Your iPhone checked the mail server’s SSL certificate and found it expired, mismatched, or untrusted.
Can wrong date and time settings really cause this error?
Yes. SSL certificates contain timestamps defining when they’re valid. If your iPhone’s clock shows a date outside that validity window, the certificate appears invalid even though the server is fine. We tested this by setting our iPhone 14 Pro’s date one year ahead, and the error appeared immediately across all configured email accounts.
Will resetting network settings delete my data?
No. You’ll only lose Wi-Fi passwords, VPN profiles, and Bluetooth pairings.
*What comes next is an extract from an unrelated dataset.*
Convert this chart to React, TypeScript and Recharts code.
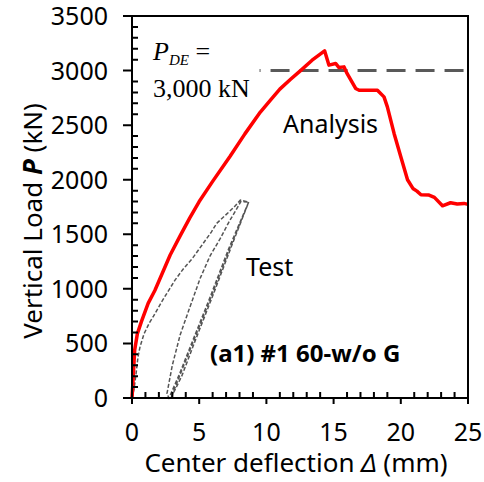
import { LineChart, Line, XAxis, YAxis, ReferenceLine } from "recharts";

// Analysis curve (FE model)
const analysisDeflection = [
  0, 0.05, 0.2, 0.4, 0.7, 1.2, 1.7, 2.84, 3.6, 4.3, 5.0, 6.0, 7.3, 8.4, 9.55, 10.3,
  11.0, 11.8, 12.54, 13.4, 14.33, 14.65, 15.15, 15.4, 15.77, 16.0, 16.64, 16.9,
  18.26, 18.75, 19.0, 19.5, 20.0, 20.5, 20.9, 21.2, 21.5, 22.1, 22.5, 23.1, 23.7,
  24.2, 24.7, 25.0,
];
const analysisLoad = [
  0, 100, 440, 590, 700, 867, 985, 1310, 1490, 1650, 1800, 1985, 2215, 2420, 2620, 2730,
  2830, 2920, 3000, 3095, 3181, 3050, 3065, 3028, 3034, 2974, 2836, 2820,
  2820, 2759, 2667, 2424, 2210, 2000, 1920, 1895, 1862, 1859, 1838, 1761, 1789,
  1777, 1783, 1774,
];

// Test curve: first loading, then unloading / reloading cycles
const testDeflection = [
  0, 0.15, 0.3, 0.45, 0.6, 0.9, 1.3, 1.6, 2.2, 2.8, 3.2, 3.8, 4.5, 5.2, 5.9, 6.3,
  7.0, 7.6, 8.06, 8.68,
  7.2, 5.8, 4.5, 3.5, 2.75, 2.6,
  3.0, 3.58, 4.3, 5.07, 5.8, 6.57, 7.2, 7.81, 8.1, 8.68,
  7.3, 5.9, 4.6, 3.6, 2.9,
  3.7, 4.75, 6.05, 7.4, 8.68,
];
const testLoad = [
  0, 80, 220, 380, 470, 590, 690, 750, 880, 1000, 1080, 1180, 1280, 1400, 1520, 1600,
  1680, 1750, 1813, 1795,
  1370, 920, 520, 210, 0, 40,
  300, 577, 830, 1096, 1300, 1462, 1610, 1737, 1800, 1795,
  1380, 930, 530, 220, 0,
  200, 540, 950, 1390, 1795,
];

// major (labelled) and minor tick values
const deflectionTicks = [0, 5, 10, 15, 20, 25];
const loadTicks = [0, 500, 1000, 1500, 2000, 2500, 3000, 3500];
const minorDeflection = Array.from({ length: 26 }, (_, i) => i);
const minorLoad = Array.from({ length: 36 }, (_, i) => i * 100);
const designLoad = 3000;

const toPoints = (xs: number[], ys: number[]) => xs.map((x, i) => ({ x, y: ys[i] }));
const analysisData = toPoints(analysisDeflection, analysisLoad);
const testData = toPoints(testDeflection, testLoad);

const sans = "'Noto Sans', sans-serif";
const serif = "'Liberation Serif', 'Times New Roman', serif";

// plot box inside the 484 x 482 svg, same domains as the axes
const box = { left: 132, top: 16, width: 336, height: 382 };
const xMax = 25;
const yMax = 3500;
const px = (d: number) => box.left + (d / xMax) * box.width;
const py = (p: number) => box.top + box.height - (p / yMax) * box.height;

// tick labels only; tick marks and frame go in the overlay
const XLabel = (props: any) => (
  <text x={props.x} y={Number(props.y) + 25} dy="0.71em" textAnchor="middle" fontFamily={sans} fontSize={25} fill="#000">
    {props.payload.value}
  </text>
);
const YLabel = (props: any) => (
  <text x={Number(props.x) - 24} y={props.y} dy="0.36em" textAnchor="end" fontFamily={sans} fontSize={25} fill="#000">
    {props.payload.value}
  </text>
);

// frame, outward major ticks and inward minor ticks
const Frame = () => {
  const bottom = box.top + box.height;
  const d: string[] = [];
  minorDeflection.forEach((v) => {
    const x = px(v);
    d.push(deflectionTicks.includes(v) ? `M${x},${bottom}V${bottom + 6}` : `M${x},${bottom}V${bottom - 6}`);
  });
  minorLoad.forEach((v) => {
    const y = py(v);
    d.push(loadTicks.includes(v) ? `M${box.left - 9},${y}H${box.left}` : `M${box.left},${y}H${box.left + 6}`);
  });
  return (
    <svg
      width={484}
      height={482}
      style={{ position: "absolute", left: 0, top: 0, pointerEvents: "none" }}
    >
      <rect x={box.left} y={box.top} width={box.width} height={box.height} fill="none" stroke="#000" strokeWidth={2} />
      <path d={d.join("")} stroke="#000" strokeWidth={2} fill="none" />
    </svg>
  );
};

const App = () => {
  return (
    <div style={{ position: "absolute", left: 0, top: 0, width: 484, height: 482 }}>
      <LineChart width={484} height={482} margin={{ top: box.top, right: 484 - box.left - box.width, left: 0, bottom: 0 }}>
        <XAxis
          type="number"
          dataKey="x"
          domain={[0, xMax]}
          ticks={deflectionTicks}
          interval={0}
          height={482 - box.top - box.height}
          tickSize={0}
          tickMargin={0}
          tickLine={false}
          axisLine={{ stroke: "#000", strokeWidth: 2 }}
          tick={<XLabel />}
        />
        <YAxis
          type="number"
          dataKey="y"
          domain={[0, yMax]}
          ticks={loadTicks}
          interval={0}
          width={box.left}
          tickSize={0}
          tickMargin={0}
          tickLine={false}
          axisLine={{ stroke: "#000", strokeWidth: 2 }}
          tick={<YLabel />}
        />

        {/* design load P_DE */}
        <ReferenceLine
          segment={[
            { x: 9.49, y: designLoad },
            { x: 25, y: designLoad },
          ]}
          stroke="#595959"
          strokeWidth={3}
          strokeDasharray="19 10"
          strokeDashoffset={18}
          ifOverflow="visible"
        />

        <Line
          data={testData}
          dataKey="y"
          type="linear"
          stroke="#555"
          strokeWidth={1.5}
          strokeDasharray="4 2"
          dot={false}
          isAnimationActive={false}
        />
        <Line
          data={analysisData}
          dataKey="y"
          type="linear"
          stroke="#ff0000"
          strokeWidth={3.5}
          dot={false}
          strokeLinejoin="round"
          isAnimationActive={false}
        />

        {/* annotations */}
        <text x={153} y={60} fontFamily={serif} fontSize={26} fill="#000">
          <tspan fontStyle="italic">P</tspan>
          <tspan fontStyle="italic" fontSize={15} dy={5}>DE</tspan>
          <tspan dy={-5}> =</tspan>
        </text>
        <text x={153} y={97} fontFamily={serif} fontSize={26} fill="#000">
          3,000 kN
        </text>
        <text x={283} y={133} fontFamily={sans} fontSize={25} fill="#000">
          Analysis
        </text>
        <text x={246} y={276} fontFamily={sans} fontSize={25} fill="#000">
          Test
        </text>
        <text x={210} y={362} fontFamily={sans} fontSize={24} fontWeight="bold" fill="#000">
          (a1) #1 60-w/o G
        </text>

        {/* axis titles */}
        <text
          x={32}
          y={221}
          transform="rotate(-90, 32, 221)"
          textAnchor="middle"
          dominantBaseline="central"
          fontFamily={sans}
          fontSize={26}
          fill="#000"
        >
          Vertical Load <tspan fontWeight="bold" fontStyle="italic">P</tspan> (kN)
        </text>
        <text x={296} y={472} textAnchor="middle" fontFamily={sans} fontSize={26} fill="#000">
          Center deflection <tspan fontStyle="italic">Δ</tspan> (mm)
        </text>
      </LineChart>
      <Frame />
    </div>
  );
};

export default App;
Personal data stays untouched.
Is it safe to tap “Continue” when the error appears?
Tapping Continue tells iOS to connect despite the unverified certificate. For trusted services like Gmail or Outlook where the certificate likely expired briefly during a maintenance window, this is low risk. For unfamiliar servers or if you suspect a compromised network, don’t tap Continue. The alert exists specifically to warn you about potential man-in-the-middle attacks.
Why does the error only appear on one email account?
That server has the problem, not your iPhone. The server’s certificate likely expired, or the administrator installed a mismatched certificate. Your other accounts connect to different servers with valid certificates.
Does updating iOS fix the server identity error?
It can. Each iOS update includes a refreshed certificate trust store with new root certificates. If your email server uses an authority that Apple added after your current iOS version shipped, updating adds that authority to your device’s trust list.
How do I fix this error on a work email account?
Contact your IT department first. They control the server’s SSL certificate and can tell you whether it recently changed. On your end, remove and re-add the Exchange account in Settings > Mail > Accounts. Your IT team may also need to send you a configuration profile if they use a custom certificate authority.
Should I disable SSL to fix the error permanently?
Don’t make this a permanent solution. Disabling SSL removes encryption from your email traffic, exposing messages to anyone on the same network. Use it only to confirm the error is certificate-related, then re-enable SSL and apply one of the other four fixes. If you need to fix an SSL error on other apps or browsers, the same certificate or network issue is usually responsible.